Einbringen der europäischen Nuance

Objektiv betrachtet ist es ja nicht nur Europa, sondern – global gesehen – auch der notwendige Interessenausgleich, der einer gemeinsamen Außenpolitik bedarf. Der europäische geschichtliche Lernprozess und die „europäische Nuance“ sollten das durch die amerikanische Hypermacht und ihr selektives militärisches Auftreten entstehende Ungleichgewicht einigermaßen ins Lot bringen. Vor allem unsere Nachbarn im islamisch/arabischen Bereich erhoffen und erwarten sich eine solche Korrektur. Allerdings wird dies nicht ohne eine vernünftige militärische Komponente möglich sein.

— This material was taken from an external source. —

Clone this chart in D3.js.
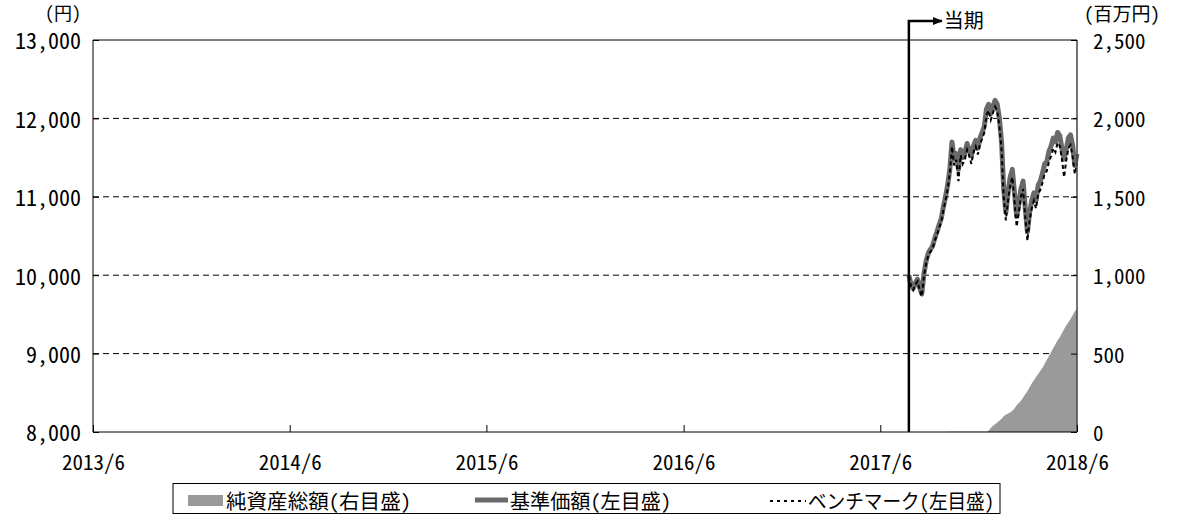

So meinte auch der kritische Islamkenner und Schriftsteller Abdel Wahab Meddeb: „Eine solche europäische Nuance bleibt totes Wort, wenn sie nur in Worten ausgedrückt wird und seien sie auch noch so ausdrucksstark. Die Ereignisse im Nahen Osten – vom Konflikt zwischen Israel und Palästina bis zum jüngsten Golfkrieg – zeigen uns die Ineffizienz der europäischen Nuance in der politischen Realität. Wenn sich Europa machtlos fühlt, dann ist es das auch. Ist es nicht Zeit, dass der alte und noch immer junge Kontinent den Willen erweckt, auch jene Mittel zur Anwendung zu bringen, die die Nuance effektiv machen?“ Und Meddeb meint schließlich auch, dass Europa das Risiko eines militärischen Engagements auf sich nehmen muss, um europäische Nuancierungen in die internationale Politik einzubringen.